Although many of the big corporates in Egypt practice Corporate Social Responsibility (CSR), Ramadan has for a few years become the epicenter of CSR campaigns. During the holy month, the new face of corporate competition becomes ‘who practices philanthropy best?’
Yet despite the novel approaches towards giving back to society and investing in the common good of the impoverished and needy, the big corporates have often come under fire for spending huge sums of money on campaigns which essentially call for charity. Many of the campaigns viewers are often left logically wondering, why not just give away the money spent on the campaigns to those in need?
Among the primary players on the Ramadan CSR arena is Coca-Cola, a brand which has for a while revolved around positivity, happiness and reviving morals in the Egyptian society. But this year, there was a surprising no-show of Coca-Cola advertisements on television during the first half of Ramadan despite its usual active and creative participation.
This year, the company decided to play things rather differently – instead of advertising its product on TV, Coco-Cola announced that it would only post its video ads on social media.
In the spirit of Ramadan, the initiative aims at putting into better use millions that would have been otherwise used to buy primetime TV slots. Instead, the money will be used to help develop more than 100 underprivileged villages in Egypt.
It is worthy to note that Egypt is today home to 16.7 million children living in poverty. What’s more, 49.9 percent –estimated at 45 million- of Egypt’s overall population live in poverty, with 26.3 percent living in extreme poverty.
Pleased that the public plea for spending less on commercials was finally met, many spectators considered Coca-Cola’s move to be a game changer. But the company didn’t stop there.

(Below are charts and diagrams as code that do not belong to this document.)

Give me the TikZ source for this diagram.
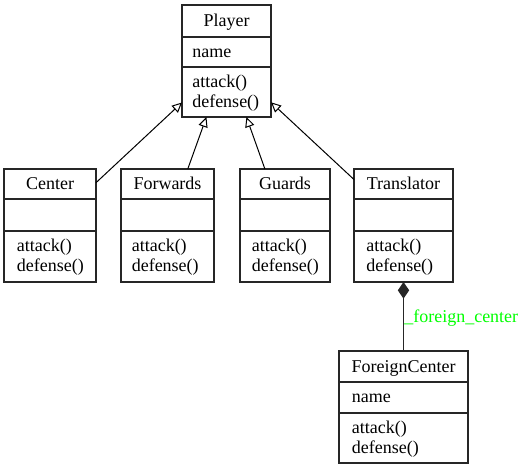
\documentclass[tikz,border=0pt]{standalone}
\usepackage{fontspec}
\setmainfont{Liberation Serif}
\usetikzlibrary{arrows.meta,fit}
\definecolor{lblgreen}{RGB}{0,255,0}
\newcommand\umlbox[7]{%
  \node[box, fit={(#2,#3) (#4,#7)}] (#1) {};
  \draw[sep] (#2,#5) -- (#4,#5);
  \draw[sep] (#2,#6) -- (#4,#6);
}
\newcommand\umlmeth[3]{% name, x, baseline of first line
  \node[txt] (#1-m1) at (#2,#3) {attack()};
  \node[txt] (#1-m2) at (#2,#3+20) {defense()};
}
\begin{document}
\begin{tikzpicture}[x=0.75pt,y=-0.75pt,
  box/.style={draw=black!85, line width=0.9pt, inner sep=0pt, outer sep=0pt},
  sep/.style={draw=black!85, line width=0.9pt},
  ttl/.style={anchor=base, inner sep=0pt, font=\fontsize{13.5}{15}\selectfont},
  txt/.style={anchor=base west, inner sep=0pt, font=\fontsize{13.5}{15}\selectfont},
  inh/.style={draw=black, line width=0.75pt, -{Triangle[open, length=7.5pt, width=7pt, fill=white]}},
  comp/.style={draw=black!85, line width=0.9pt, {Diamond[length=12.5pt, width=8.5pt]}-},
  lbl/.style={anchor=base west, inner sep=0pt, text=lblgreen, font=\fontsize{13.5}{15}\selectfont}
]
\useasboundingbox (0,0) rectangle (527,469);

% Player
\umlbox{player}{182}{5}{271}{37}{67}{117}
\node[ttl] (player-t) at (226.5,26.5) {Player};
\node[txt] (player-a) at (192,57) {name};
\umlmeth{player}{192}{87.5}

% Center
\umlbox{center}{4}{169}{96}{199}{231}{282}
\node[ttl] (center-t) at (50,189.5) {Center};
\umlmeth{center}{16.7}{251.5}

% Forwards
\umlbox{forwards}{121}{169}{214}{199}{231}{282}
\node[ttl] (forwards-t) at (167.5,189.5) {Forwards};
\umlmeth{forwards}{131.5}{251.5}

% Guards
\umlbox{guards}{240}{169}{330}{199}{231}{282}
\node[ttl] (guards-t) at (285,189.5) {Guards};
\umlmeth{guards}{251.7}{251.5}

% Translator
\umlbox{translator}{354}{169}{453}{199}{231}{282}
\node[ttl] (translator-t) at (403.5,189.5) {Translator};
\umlmeth{translator}{366}{251.5}

% ForeignCenter
\umlbox{foreign}{339}{351}{468}{382}{413}{463}
\node[ttl] (foreign-t) at (403.5,372) {ForeignCenter};
\node[txt] (foreign-a) at (351.7,402) {name};
\umlmeth{foreign}{351.7}{433}

% Inheritance
\draw[inh] (center) -- (player);
\draw[inh] (forwards) -- (player);
\draw[inh] (guards) -- (player);
\draw[inh] (translator) -- (player);

% Composition
\draw[comp] (translator) -- (foreign);
\node[lbl] (fc-label) at (404,322) {\_foreign\_center};
\end{tikzpicture}
\end{document}
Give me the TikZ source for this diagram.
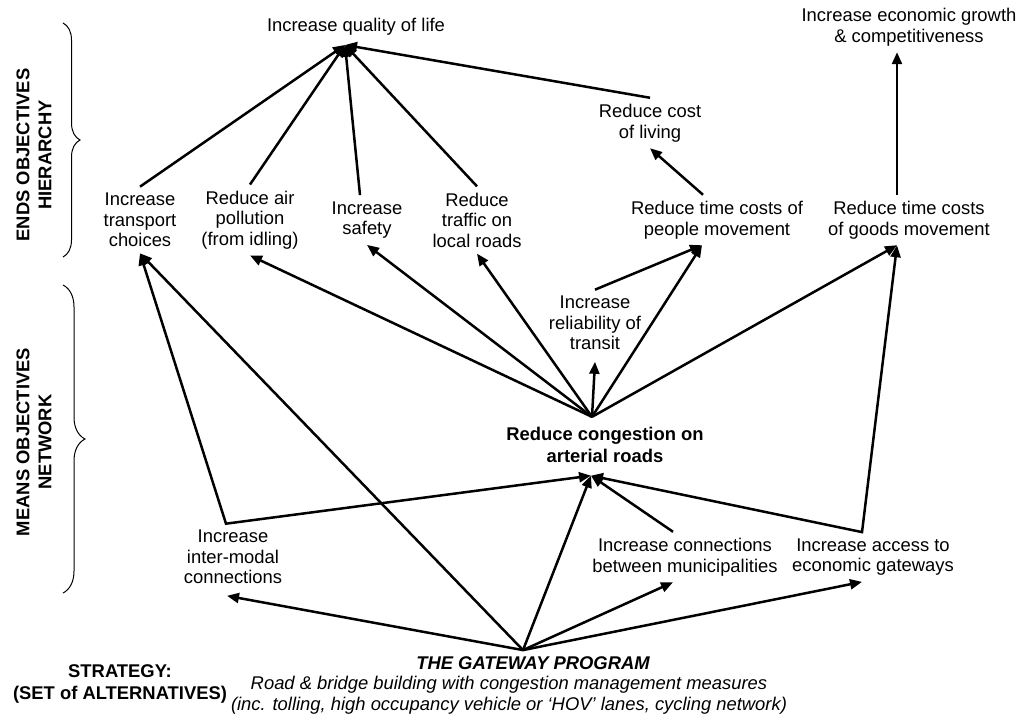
\documentclass[tikz,border=0pt]{standalone}
\usepackage{fontspec}
\setmainfont{Liberation Sans}
\usepackage{tikz}
\usetikzlibrary{positioning, arrows.meta, decorations.pathreplacing}
\tikzset{
	line width = 1.25pt,
	>={Triangle[length=6pt,width=5pt]},
	font = \fontsize{9.2}{10.25}\selectfont,
	objective/.style={
		align=center,
		inner sep=3pt
	},
	key objective/.style={
		objective,
		font=\fontsize{9.2}{11}\selectfont\bfseries
	},
	strategy/.style={
		objective,
		font=\fontsize{9.2}{10.25}\selectfont\bfseries\itshape
	},
	side label/.style={
		align=center,
		rotate=90,
		font=\fontsize{9.2}{11}\selectfont\bfseries
	},
	edge/.style={
		->,
		line width=1.25pt
	},
	section brace/.style={
		decorate,
		decoration={brace, amplitude=8.5pt},
		line width=.5pt
	}
}

\begin{document}
\begin{tikzpicture}[x=0.5pt, y=-0.5pt]
	\useasboundingbox (0,0) rectangle (1031,721);
\node[objective] (qol) at (356,27) {Increase quality of life};
\node[objective] (growth) at (909,27) {Increase economic growth\\\& competitiveness};
\node[objective] (cost) at (650,123) {Reduce cost\\of living};
\node[objective] (choice) at (140,220) {Increase\\transport\\choices};
\node[objective] (air) at (250,220) {Reduce air\\pollution\\(from idling)};
\node[objective] (safe) at (367,220) {Increase\\safety};
\node[objective] (local) at (477,220) {Reduce\\traffic on\\local roads};
\node[objective] (people) at (717,220) {Reduce time costs of\\people movement};
\node[objective] (goods) at (909,220) {Reduce time costs\\of goods movement};
\node[objective] (transit) at (595,323) {Increase\\reliability of\\transit};
\node[key objective] (cong) at (605,445) {Reduce congestion on\\arterial roads};
\node[objective] (inter) at (233,557) {Increase\\inter-modal\\connections};
\node[objective] (munic) at (685,557) {Increase connections\\between municipalities};
\node[objective] (access) at (873,557) {Increase access to\\economic gateways};
\node[strategy] (gw) at (533,663) {THE GATEWAY PROGRAM};
\node[objective, font=\fontsize{9.2}{10.25}\selectfont\itshape] (gwtext) at (509,695) {Road \& bridge building with congestion management measures\\(inc. tolling, high occupancy vehicle or `HOV' lanes, cycling network)};
\node[key objective] (strat) at (120,684) {STRATEGY:\\(SET of ALTERNATIVES)};
\node[side label] (ends) at (34,155) {ENDS OBJECTIVES\\HIERARCHY};
\node[side label] (means) at (34,442) {MEANS OBJECTIVES\\NETWORK};

\draw[section brace] (63,23) -- (63,257);
\draw[section brace, decoration={amplitude=11pt}] (63,285) -- (63,593);

\coordinate (qol in) at ([xshift=-5.5pt, yshift=-1.5pt]qol.south);
\coordinate (cong top) at ([xshift=-6.5pt, yshift=2pt]cong.north);
\coordinate (cong in) at ([xshift=-7pt, yshift=-3.25pt]cong.south);
\coordinate (gw out) at ([xshift=-5pt]gw.north);

\foreach \n in {choice, air, local}
	\draw[edge] (\n.north) -- (qol in);
\draw[edge] ([xshift=-3.5pt]safe.north) -- (qol in);
\draw[edge] (cost.north) -- (qol in);
\draw[edge] ([xshift=-7pt]people.north) -- (cost.south);
\draw[edge] ([xshift=-6pt]goods.north) -- ([xshift=-6pt]growth.south);

\foreach \n in {air, safe, local}
	\draw[edge] (cong top) -- (\n.south);
\draw[edge] (cong top) -- ([yshift=-2.75pt]transit.south);
\draw[edge] (cong top) -- ([xshift=-7.5pt]people.south);
\draw[edge] (transit.north) -- ([xshift=-7.5pt]people.south);
\draw[edge] (cong top) -- ([xshift=-6pt]goods.south);

\draw[edge, <->] (choice.south) -- ([xshift=-3.5pt]inter.north) -- (cong in);
\draw[edge, <->] ([xshift=-6pt]goods.south) -- ([xshift=-5.5pt]access.north) -- (cong in);
\draw[edge] ([xshift=-6pt]munic.north) -- (cong in);

\draw[edge] (gw out) -- (choice.south);
\draw[edge] (gw out) -- ([xshift=-3pt, yshift=-2.75pt]inter.south);
\draw[edge] (gw out) -- (cong in);
\draw[edge] (gw out) -- ([xshift=-6pt]munic.south);
\draw[edge] (gw out) -- ([xshift=-5.5pt]access.south);
	\end{tikzpicture}
\end{document}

After a long wait for Coca-Cola to reveal its campaign, the wait was proven to be worthwhile.
In a society where social gaps seem to grow wider, prejudices and stereotypes continue building higher walls between Egyptians. Oftentimes, Egyptians are caught in the habit of judging and labeling people based on their appearances and social standing.
To break this habit, Coca-Cola’s latest campaign features many successful Egyptian youths who are likely to be subject to stereotypes and false labels, and shows how prejudices blind us from others’ true uniqueness and originality.
In a public calling to abandon such destructive habit, Coca-Cola has initiated the hasthag #ثانية_تفرق (one second makes a difference) asking its audience to spend more time learning about one another before they pass any judgments.
Linking the ‘One Second Makes a Difference’ campaign with the company’s charitable approach mentioned above, Coca-Cola promised to donate LE 1 ($ 0.13) to the development of 100 Egyptian villages for every posted picture showing one’s raised index and using the campaign’s hashtag,
The campaign which was met with vibes of positivity and enthusiasm has seen its ripples spread smiles and inspiration across many countries of the Middle East. Although presented differently in each country, the campaigns boil down to the same message that “Labels are for cans, not for people.”